Michael Bernard (born 14 July 1978) is a British basketball coach and former professional player. He played college basketball in the United States for the Coffeyville Red Ravens and South Florida Bulls. Bernard played professionally in the United Kingdom, Italy, France, Germany, Cyprus, the Czech Republic and Slovakia. He won a Slovak Basketball League championship with BK Patrioti Levice in 2011. Bernard has coached in the basketball academy of Myerscough College since 2015.

==Early life==
Bernard was born in Manchester. He debuted for the Manchester Giants of the British Basketball League (BBL) in 1994. Bernard was named the English Junior National Player of the Year in 1996.

==College career==
Bernard started his college basketball career at Coffeyville Community College. He struggled with ankle injuries during the 1998–99 season and averaged eight points per game. On November 10, 1999, Bernard signed to play for the South Florida Bulls, making the decision because of his relationship with assistant coach Clyde Vaughn who he knew from playing in England.

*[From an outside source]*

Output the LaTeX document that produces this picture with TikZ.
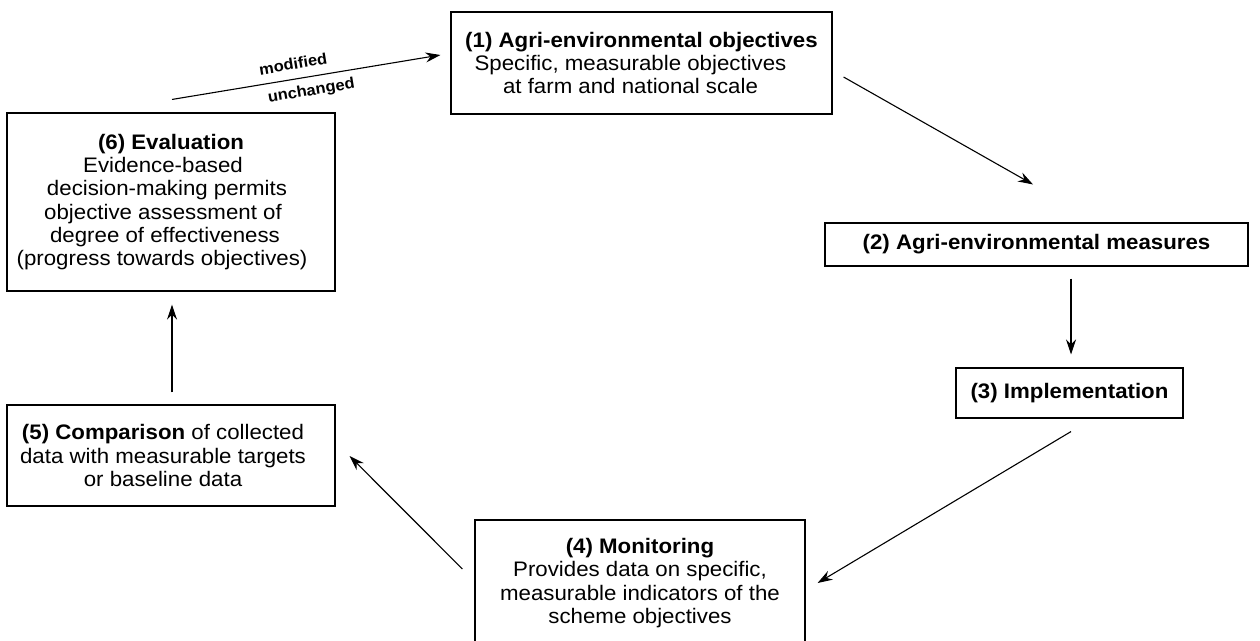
\documentclass[tikz,border=0pt]{standalone}
\usepackage{fontspec}
\setmainfont{Liberation Sans}[FakeStretch=1.06]
\usetikzlibrary{arrows.meta}
\newcommand{\padR}[1]{\rule{#1}{0pt}}
\begin{document}
\begin{tikzpicture}[x=1pt,y=-1pt,
  box/.style={draw, line width=1.1pt, rectangle, inner sep=0pt, align=center,
    font=\fontsize{21}{23.3}\selectfont},
  conn/.style={line width=1.1pt, -{Stealth[length=15pt,width=10pt,inset=5pt]}},
  lbl/.style={font=\fontsize{15.5}{18}\selectfont\bfseries, sloped, inner sep=0pt}]
\useasboundingbox (0,0) rectangle (1260,640);
\clip (0,0) rectangle (1260,640);
\fill[white] (0,0) rectangle (1260,640);

\node[box, minimum width=381pt, minimum height=102pt] (b1) at (641.5,63)
  {\textbf{(1) Agri-environmental objectives}\\
   Specific, measurable objectives\padR{22pt}\\
   at farm and national scale\padR{22pt}};
\node[box, minimum width=423pt, minimum height=43pt] (b2) at (1036.5,244.5)
  {\textbf{(2) Agri-environmental measures}};
\node[box, minimum width=227pt, minimum height=50pt] (b3) at (1069.5,393)
  {\textbf{(3) Implementation}};
\node[box, minimum width=330pt, minimum height=126pt] (b4) at (640,583)
  {\textbf{(4) Monitoring}\\
   Provides data on specific,\\
   measurable indicators of the\\
   scheme objectives};
\node[box, minimum width=328pt, minimum height=101pt] (b5) at (171,455.5)
  {\textbf{(5) Comparison} of collected\padR{16pt}\\
   data with measurable targets\padR{16pt}\\
   or baseline data\padR{16pt}};
\node[box, minimum width=328pt, minimum height=178pt] (b6) at (171,202)
  {\textbf{(6) Evaluation}\\
   Evidence-based\padR{16pt}\\
   decision-making permits\padR{8pt}\\
   objective assessment of\padR{16pt}\\
   degree of effectiveness\padR{12pt}\\
   (progress towards objectives)\padR{18pt}};

\draw[conn] ([shift={(1,-13)}]b6.north) -- ([shift={(-10,-8)}]b1.west)
  node[lbl, pos=0.46, above=9pt] {modified}
  node[lbl, pos=0.51, below=7pt] {unchanged};
\draw[conn] ([shift={(11,14)}]b1.east) -- ([shift={(-3.5,-38)}]b2.north);
\draw[conn] ([shift={(34.5,12)}]b2.south) -- ([shift={(1.5,-13)}]b3.north);
\draw[conn] ([shift={(1.5,13)}]b3.south) -- ([shift={(12,0)}]b4.east);
\draw[conn] ([shift={(-12,-14)}]b4.west) -- ([shift={(14,0.5)}]b5.east);
\draw[conn] ([shift={(1,-12)}]b5.north) -- ([shift={(1,13)}]b6.south);
\end{tikzpicture}
\end{document}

Bernard debuted for the Bulls during the 2000–01 season and played sparingly while he adjusted to NCAA Division I basketball. He was forced to sit out the first eight games of the 2001–02 season because he played at the professional level in England for the Giants despite not being paid. He became eligible in December 2001 and was regarded by Bulls head coach Seth Greenberg as being "the most physically intimidating" member of the team.

==Professional playing career==
Bernard played in Italy, France, Germany, Cyprus and the Czech Republic. He won a Slovak Basketball League championship with BK Patrioti Levice in 2011. In 2012, he returned to the revived Manchester Giants on their entry to the BBL. Bernard spent three seasons with the Giants and then joined the Lancashire Spinners in 2015.

==Coaching career==
On 15 June 2015, Bernard was announced as a member of the coaching staff at Myerscough College Basketball Academy. In 2018, he was appointed as head coach of the girls team. Bernard aided in the development of Amari Williams who was drafted into the National Basketball Association (NBA) in 2025.

==Personal life==
Bernard was awarded an honorary fellowship by Myerscough College in 2015 "in recognition of his outstanding contribution to British basketball."